Benjamin Franklin Papers

To Benjamin Franklin from Joseph Priestley, 21 December 1780

From Joseph Priestley

ALS: American Philosophical Society

Birmingham 21 Decr 1780.

Dear Sir

I was much affected with your very friendly letter, and the advice which accompanied it.6 This I should have followed if it had depended upon myself. But not long after Ld. Shelburne told Dr Price, that I was of no use to him, and that he wished to fix me in an academy which he talked of establishing in Ireland. This being communicated to me, I replied, that, if I was dismissed from his service, I should prefer its being done on the terms of our original agreement, and I would endeavour to provide for myself in England. He acceded to this proposal, promising to fulfil his agreement, by giving me a sufficient security for the .£150 that he is to allow me for my life; so that we part amicably. This was in June last, However the security is not yet made out, and I much question his ability to do it at all.
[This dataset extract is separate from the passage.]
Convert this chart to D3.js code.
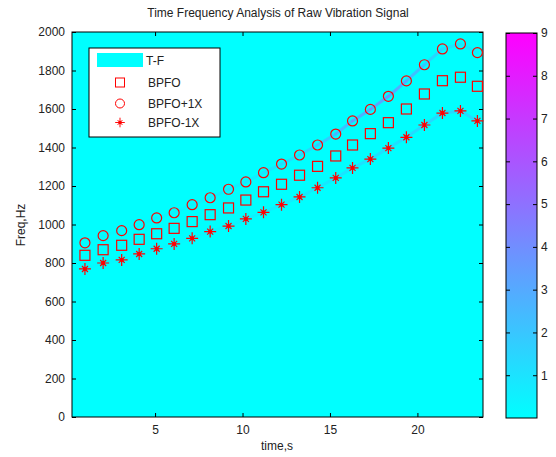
<!DOCTYPE html>
<html>
<head>
<meta charset="utf-8">
<script src="https://cdn.jsdelivr.net/npm/d3@7"></script>
<style>
  body { margin: 0; background: #fff; }
  text { font-family: "Liberation Sans", Arial, sans-serif; }
</style>
</head>
<body>
<div id="chart"></div>
<script>
// marker times (s)
const times = [0.99, 2.03, 3.09, 4.09, 5.09, 6.09, 7.12, 8.15, 9.2, 10.19, 11.2, 12.23,
               13.26, 14.29, 15.33, 16.29, 17.31, 18.34, 19.37, 20.4, 21.43, 22.46, 23.43]
const bpfo = [840, 869, 892, 923, 952, 980, 1015, 1051, 1086, 1127, 1170, 1209,
              1256, 1302, 1356, 1413, 1472, 1529, 1600, 1678, 1747, 1765, 1718]
const bpfoPlus = [905, 942, 968, 999, 1034, 1061, 1103, 1139, 1183, 1221, 1269, 1314,
                  1361, 1413, 1470, 1538, 1598, 1666, 1746, 1830, 1912, 1938, 1893]
const bpfoMinus = [769, 800, 816, 847, 874, 899, 928, 963, 992, 1029, 1063, 1103,
                   1143, 1191, 1242, 1294, 1340, 1397, 1453, 1517, 1579, 1590, 1538]
// rough T-F ridge strength along the sidebands
const ridgePlus = [0.3, 0.3, 0.3, 0.3, 0.4, 0.4, 0.5, 0.6, 0.7, 0.8, 1, 1.2,
                   1.6, 2.2, 2.8, 3.4, 3.8, 4.2, 3.6, 2.4, 1.4, 1, 0.8]
const ridgeMinus = [0.2, 0.2, 0.2, 0.2, 0.3, 0.3, 0.3, 0.4, 0.5, 0.6, 0.7, 0.8,
                    0.9, 1, 1.2, 1.3, 1.4, 1.5, 1.6, 1.7, 1.8, 1.8, 1.6]

const xTicks = [5, 10, 15, 20]
const yTicks = [0, 200, 400, 600, 800, 1000, 1200, 1400, 1600, 1800, 2000]
const cTicks = [1, 2, 3, 4, 5, 6, 7, 8, 9]
const legendNames = ["T-F", "BPFO", "BPFO+1X", "BPFO-1X"]

const W = 556, H = 457
const plot = { left: 72, top: 32, right: 483, bottom: 417 }

const svg = d3.select("#chart").append("svg")
  .attr("width", W).attr("height", H)

const x = d3.scaleLinear().domain([0.25, 23.75]).range([plot.left, plot.right])
const y = d3.scaleLinear().domain([0, 2000]).range([plot.bottom, plot.top])
const color = d3.scaleLinear().domain([0, 9]).range(["#00ffff", "#ff00ff"])

// T-F background
svg.append("rect")
  .attr("x", plot.left).attr("y", plot.top)
  .attr("width", plot.right - plot.left).attr("height", plot.bottom - plot.top)
  .attr("fill", color(0))

// ridges
const ridge = svg.append("g").attr("clip-path", "url(#clip)")
svg.append("clipPath").attr("id", "clip").append("rect")
  .attr("x", plot.left).attr("y", plot.top)
  .attr("width", plot.right - plot.left).attr("height", plot.bottom - plot.top)

function drawRidge(vals, levels) {
  for (let i = 0; i < times.length - 1; i++) {
    ridge.append("line")
      .attr("x1", x(times[i])).attr("y1", y(vals[i]))
      .attr("x2", x(times[i + 1])).attr("y2", y(vals[i + 1]))
      .attr("stroke", color((levels[i] + levels[i + 1]) / 2))
      .attr("stroke-width", 3)
      .attr("stroke-linecap", "round")
      .attr("opacity", 0.75)
  }
}
drawRidge(bpfoPlus, ridgePlus)
drawRidge(bpfoMinus, ridgeMinus)

// axes (MATLAB style: ticks inside, box)
svg.append("g")
  .attr("transform", "translate(0," + plot.bottom + ")")
  .call(d3.axisBottom(x).tickValues(xTicks).tickSizeInner(-4).tickSizeOuter(0).tickPadding(8))
svg.append("g")
  .attr("transform", "translate(" + plot.left + ",0)")
  .call(d3.axisLeft(y).tickValues(yTicks).tickFormat(d3.format("d"))
    .tickSizeInner(-4).tickSizeOuter(0).tickPadding(7))
svg.append("g")
  .attr("transform", "translate(0," + plot.top + ")")
  .call(d3.axisTop(x).tickValues(xTicks).tickSizeInner(-4).tickSizeOuter(0).tickFormat(""))
svg.append("g")
  .attr("transform", "translate(" + plot.right + ",0)")
  .call(d3.axisRight(y).tickValues(yTicks).tickSizeInner(-4).tickSizeOuter(0).tickFormat(""))
svg.selectAll(".domain").remove()
svg.selectAll(".tick text").attr("font-size", "12px").attr("fill", "#222")
  .attr("font-family", "Liberation Sans, Arial, sans-serif")
svg.selectAll(".tick line").attr("stroke", "#000")

svg.append("rect")
  .attr("x", plot.left).attr("y", plot.top)
  .attr("width", plot.right - plot.left).attr("height", plot.bottom - plot.top)
  .attr("fill", "none").attr("stroke", "#000").attr("stroke-width", 1)

// markers
const markers = svg.append("g")
const red = "#ff0000"
markers.selectAll(".sq").data(times).enter().append("rect")
  .attr("x", (d) => x(d) - 5).attr("y", (d, i) => y(bpfo[i]) - 5)
  .attr("width", 10).attr("height", 10)
  .attr("fill", "none").attr("stroke", red).attr("stroke-width", 1.2)
markers.selectAll(".ci").data(times).enter().append("circle")
  .attr("cx", (d) => x(d)).attr("cy", (d, i) => y(bpfoPlus[i]))
  .attr("r", 5)
  .attr("fill", "none").attr("stroke", red).attr("stroke-width", 1.2)

const starPath = "M0,-6V6M-6,0H6M-3,-3L3,3M-3,3L3,-3"
markers.selectAll(".st").data(times).enter().append("g")
  .attr("transform", (d, i) => "translate(" + x(d) + "," + y(bpfoMinus[i]) + ")")
  .each(function () {
    d3.select(this).append("path").attr("d", starPath)
      .attr("stroke", red).attr("stroke-width", 1.2).attr("fill", "none")
    d3.select(this).append("circle").attr("r", 2).attr("fill", red)
  })

// legend
const lg = svg.append("g")
lg.append("rect").attr("x", 89).attr("y", 48).attr("width", 131).attr("height", 89)
  .attr("fill", "#fff").attr("stroke", "#000")
lg.append("rect").attr("x", 97).attr("y", 53).attr("width", 46).attr("height", 14)
  .attr("fill", color(0))
const rowY = [61, 82.5, 103.5, 122.5]
lg.selectAll(".lt").data(legendNames).enter().append("text")
  .attr("x", (d, i) => i === 0 ? 146 : 148)
  .attr("y", (d, i) => rowY[i]).attr("dy", "0.35em")
  .attr("font-size", "12px").attr("fill", "#222").text((d) => d)
lg.append("rect").attr("x", 115.5).attr("y", rowY[1] - 4.5).attr("width", 9).attr("height", 9)
  .attr("fill", "none").attr("stroke", red)
lg.append("circle").attr("cx", 120).attr("cy", rowY[2]).attr("r", 4.5)
  .attr("fill", "none").attr("stroke", red)
lg.append("path").attr("d", starPath)
  .attr("transform", "translate(120," + rowY[3] + ") scale(0.8)")
  .attr("stroke", red).attr("fill", "none").attr("stroke-width", 1.2)
lg.append("circle").attr("cx", 120).attr("cy", rowY[3]).attr("r", 1.8).attr("fill", red)

// colorbar
const cb = { left: 506, right: 537, top: 33, bottom: 418 }
const c = d3.scaleLinear().domain([0, 9]).range([cb.bottom, cb.top])
const defs = svg.append("defs")
const grad = defs.append("linearGradient").attr("id", "cbar")
  .attr("x1", 0).attr("y1", 1).attr("x2", 0).attr("y2", 0)
d3.range(0, 10).forEach((v) => {
  grad.append("stop").attr("offset", v / 9).attr("stop-color", color(v))
})
svg.append("rect")
  .attr("x", cb.left).attr("y", cb.top)
  .attr("width", cb.right - cb.left).attr("height", cb.bottom - cb.top)
  .attr("fill", "url(#cbar)").attr("stroke", "#000")
svg.append("g")
  .attr("transform", "translate(" + cb.right + ",0)")
  .call(d3.axisRight(c).tickValues(cTicks).tickSizeInner(-4).tickSizeOuter(0).tickPadding(4))
  .call((g) => g.select(".domain").remove())
  .call((g) => g.selectAll("text").attr("font-size", "12px").attr("fill", "#222")
    .attr("font-family", "Liberation Sans, Arial, sans-serif"))
svg.append("g")
  .attr("transform", "translate(" + cb.left + ",0)")
  .call(d3.axisLeft(c).tickValues(cTicks).tickSizeInner(-4).tickSizeOuter(0).tickFormat(""))
  .call((g) => g.select(".domain").remove())

// titles
svg.append("text").attr("x", 278).attr("y", 17).attr("text-anchor", "middle")
  .attr("font-size", "12px").attr("fill", "#222").text("Time Frequency Analysis of Raw Vibration Signal")
svg.append("text").attr("x", 277).attr("y", 450).attr("text-anchor", "middle")
  .attr("font-size", "12px").attr("fill", "#222").text("time,s")
svg.append("text").attr("transform", "translate(25,225) rotate(-90)")
  .attr("text-anchor", "middle").attr("font-size", "12px").attr("fill", "#222").text("Freq,Hz")
</script>
</body>
</html>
The world being once more before me, I made choice of the neighbourhood of Birmingham, where I had several friends, and where I could pursue my philosophical studies to advantage.7 London would have been much too expensive for me. Here, by the help of my friends, I have built a laboratory, and I am about to enter on a larger field of experiments than ever.
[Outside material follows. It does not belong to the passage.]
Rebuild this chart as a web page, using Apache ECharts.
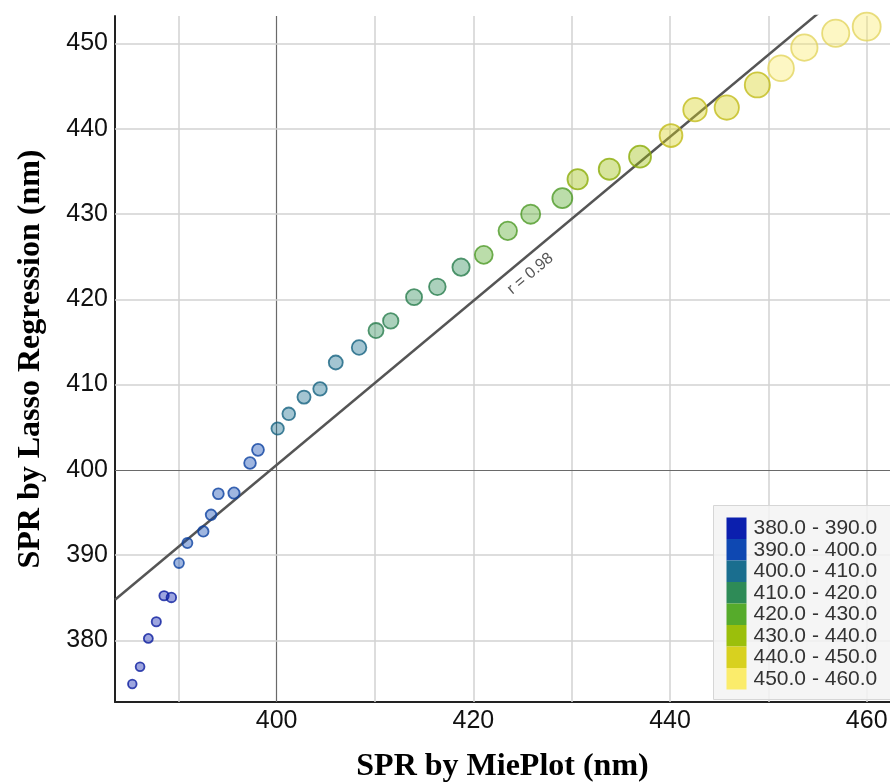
<!DOCTYPE html>
<html>
<head>
<meta charset="utf-8">
<title>SPR comparison</title>
<script src="https://cdn.jsdelivr.net/npm/echarts@6/dist/echarts.min.js"></script>
<style>
  html, body { margin: 0; padding: 0; background: #fff; }
  #main { width: 890px; height: 782px; }
</style>
</head>
<body>
<div id="main"></div>
<script>
// values
const mieSpr = [385.32, 386.11, 386.95, 387.76, 388.55, 389.29, 390.07, 390.92, 392.54, 393.33,
  394.07, 395.66, 397.29, 398.10, 400.10, 401.23, 402.78, 404.41, 406.01, 408.38,
  410.10, 411.60, 413.97, 416.34, 418.75, 421.06, 423.50, 425.83, 429.05, 430.61,
  433.83, 436.95, 440.10, 442.54, 445.77, 448.88, 451.29, 453.66, 456.85, 460.00];
const lassoSpr = [374.89, 376.92, 380.23, 382.19, 385.24, 385.04, 389.07, 391.42, 392.78, 394.73,
  397.20, 397.28, 400.80, 402.35, 404.85, 406.57, 408.53, 409.50, 412.59, 414.35,
  416.34, 417.47, 420.25, 421.46, 423.77, 425.21, 428.03, 429.98, 431.86, 434.08,
  435.26, 436.73, 439.20, 442.24, 442.48, 445.14, 447.10, 449.51, 451.20, 451.97];

// fitted line end points and its label
const fitLine = [[383.56, 384.77], [462.37, 460.56]];
const fitText = 'r = 0.98';
const fitTextAt = [425.8, 423.0];

// colour bins (legend)
const binLows = [380, 390, 400, 410, 420, 430, 440, 450];
const binColors = ['#0b1fae', '#0e48b2', '#1a6e8f', '#2e8b57', '#56ab2b', '#9bbf0b', '#d8d11f', '#fbec6b'];
const binWidth = 10;

// grid lines and tick labels
const xGrid = [390, 400, 410, 420, 430, 440, 450, 460];
const yGrid = [380, 390, 400, 410, 420, 430, 440, 450];
const xLabels = [400, 420, 440, 460];
const yLabels = [380, 390, 400, 410, 420, 430, 440, 450];

function hexRgb (h) {
  return [parseInt(h.slice(1, 3), 16), parseInt(h.slice(3, 5), 16), parseInt(h.slice(5, 7), 16)];
}
function rgba (h, a) {
  const c = hexRgb(h);
  return 'rgba(' + c[0] + ',' + c[1] + ',' + c[2] + ',' + a + ')';
}
function darker (h, k) {
  const c = hexRgb(h).map(v => Math.round(v * (1 - k)));
  return 'rgb(' + c.join(',') + ')';
}
function binOf (x) {
  let i = Math.floor((x - binLows[0]) / binWidth);
  return Math.max(0, Math.min(binLows.length - 1, i));
}

const points = mieSpr.map((x, i) => {
  const col = binColors[binOf(x)];
  return {
    value: [x, lassoSpr[i]],
    itemStyle: { color: rgba(col, 0.5), borderColor: darker(col, 0.1) }
  };
});

const lightGrid = { color: '#d2d2d2', width: 1.5, type: 'solid' };
const darkGrid = { color: '#6a6a6a', width: 1.2, type: 'solid' };
const gridLines = [].concat(
  xGrid.map(v => ({ xAxis: v, lineStyle: v === 400 ? darkGrid : lightGrid })),
  yGrid.map(v => ({ yAxis: v, lineStyle: v === 400 ? darkGrid : lightGrid }))
);

const tickFont = { fontFamily: 'Liberation Sans', fontSize: 25, color: '#111' };
const titleFont = { fontFamily: 'Liberation Serif', fontSize: 32, fontWeight: 'bold', color: '#000' };

const option = {
  animation: false,
  backgroundColor: '#fff',
  grid: { left: 115, top: 16, right: 0, bottom: 80, containLabel: false, outerBoundsMode: 'none' },
  xAxis: {
    type: 'value',
    min: 383.56,
    max: 462.37,
    splitNumber: 8,
    name: 'SPR by MiePlot (nm)',
    nameLocation: 'middle',
    nameGap: 49,
    nameTextStyle: titleFont,
    axisLine: { show: true, lineStyle: { color: '#222', width: 2 } },
    axisTick: { show: false },
    splitLine: { show: false },
    axisLabel: Object.assign({
      margin: 7,
      showMinLabel: false,
      showMaxLabel: false,
      formatter: v => (xLabels.indexOf(v) >= 0 ? String(v) : '')
    }, tickFont)
  },
  yAxis: {
    type: 'value',
    min: 372.78,
    max: 453.22,
    splitNumber: 8,
    name: 'SPR by Lasso Regression (nm)',
    nameLocation: 'middle',
    nameGap: 68,
    nameTextStyle: titleFont,
    axisLine: { show: true, lineStyle: { color: '#222', width: 2 } },
    axisTick: { show: false },
    splitLine: { show: false },
    axisLabel: Object.assign({
      margin: 7,
      showMinLabel: false,
      showMaxLabel: false,
      formatter: v => (yLabels.indexOf(v) >= 0 ? String(v) : '')
    }, tickFont)
  },
  visualMap: {
    type: 'piecewise',
    seriesIndex: 3,
    dimension: 0,
    orient: 'vertical',
    inverse: true,
    align: 'left',
    left: 713,
    top: 505,
    itemWidth: 20,
    itemHeight: 21.5,
    itemGap: 0,
    textGap: 7,
    itemSymbol: 'rect',
    padding: [12, 40, 10, 13],
    backgroundColor: 'rgba(243,243,243,0.85)',
    borderColor: '#d6d6d6',
    borderWidth: 1,
    selectedMode: false,
    hoverLink: false,
    textStyle: { fontFamily: 'Liberation Sans', fontSize: 21, color: '#333' },
    pieces: binLows.map((lo, i) => ({
      min: lo,
      max: lo + binWidth,
      color: binColors[i],
      label: lo.toFixed(1) + ' - ' + (lo + binWidth).toFixed(1)
    }))
  },
  series: [
    {
      type: 'scatter',
      data: [],
      silent: true,
      z: 1,
      markLine: {
        silent: true,
        symbol: 'none',
        animation: false,
        z: 1,
        label: { show: false },
        data: gridLines
      }
    },
    {
      type: 'line',
      data: fitLine,
      showSymbol: false,
      symbol: 'none',
      clip: true,
      silent: true,
      z: 2,
      lineStyle: { color: '#555', width: 2.5 },
      markPoint: {
        symbol: 'circle',
        symbolSize: 0,
        silent: true,
        z: 2,
        data: [{ coord: fitTextAt, value: fitText }],
        label: {
          show: true,
          position: 'inside',
          rotate: 40,
          formatter: fitText,
          fontFamily: 'Liberation Sans',
          fontSize: 16,
          color: '#555'
        }
      }
    },
    {
      type: 'scatter',
      data: points,
      z: 3,
      symbolSize: v => 8.5 + (v[0] - 385) * 0.26,
      itemStyle: { borderWidth: 1.8 }
    },
    {
      type: 'scatter',
      data: [],
      silent: true
    }
  ]
};

const myChart = echarts.init(document.getElementById('main'));
myChart.setOption(option);
</script>
</body>
</html>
I am just sending to the press another volume of Experiments, of which I shall not fail to send you a copy the first opportunity:8 tho’ I imagine things of this nature cannot interest you much at present.

Since I have been here, I have received an invitation to a congregation of Dissenters in Birmingham,9 which I shall accept of. On the whole, I have a prospect of being agreeably settled.
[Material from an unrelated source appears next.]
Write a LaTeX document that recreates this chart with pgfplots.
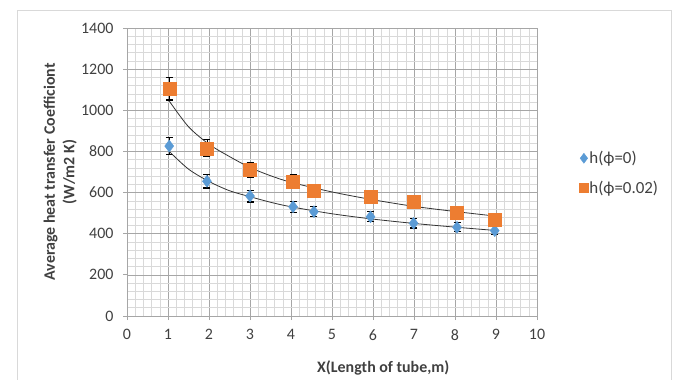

Since I troubled you with my last,1 I have had a dangerous illness, from which I several times had no hope of recovery. I am now, I thank God, much better, but incapable of digesting any animal food. In time I hope to be as well as usual.

I am much affected at the dark prospect of public affairs, and I fear there is no near prospect of any desirable settlement, and consequently none of ever seeing you in England.

Be the issue what it will, you will always have a place in the high esteem and affection of many persons here, and among others not the least in that of, Dear Sir, Yours most sincerely

J Priestley

Addressed: To / Doctor Franklin

[Note numbering follows the Franklin Papers source.]

6Probably BF’s letter of Feb. 8: XXXI, 455–7. For the background of Lord Shelburne’s termination of Priestley’s employment with him see also XXXI, 454–5; XXXII, 606–7; XXXIII, 325.

7In September Priestley and his family had moved to Fair Hill, on the outskirts of Birmingham: F.W. Gibbs, Joseph Priestley: Adventurer in Science and Champion of Truth (London and Edinburgh, 1965), p. 135.

8Undoubtedly the second volume of Experiments and Observations relating to various Branches of Natural Philosophy; with a Continuation of the Observations on Air (London, 1781). The first volume was published in 1779 and the third appeared in 1786. See Gibbs, Joseph Priestley, p. 106; Robert E. Schofield, ed., A Scientific Autobiography of Joseph Priestley (1733–1804) (Cambridge, Mass., and London, 1966), pp. 384–6. BF’s copies of the first two volumes are now in the Yale University Library. The first one was inscribed “From the author,” and the second one “G.L. ex. dono Autoris Curanti Magellan” (by gift of the author, care of Magellan).

9See Autobiography of Joseph Priestley, intro. by Jack Lindsay (Bath, England, 1970), p. 120.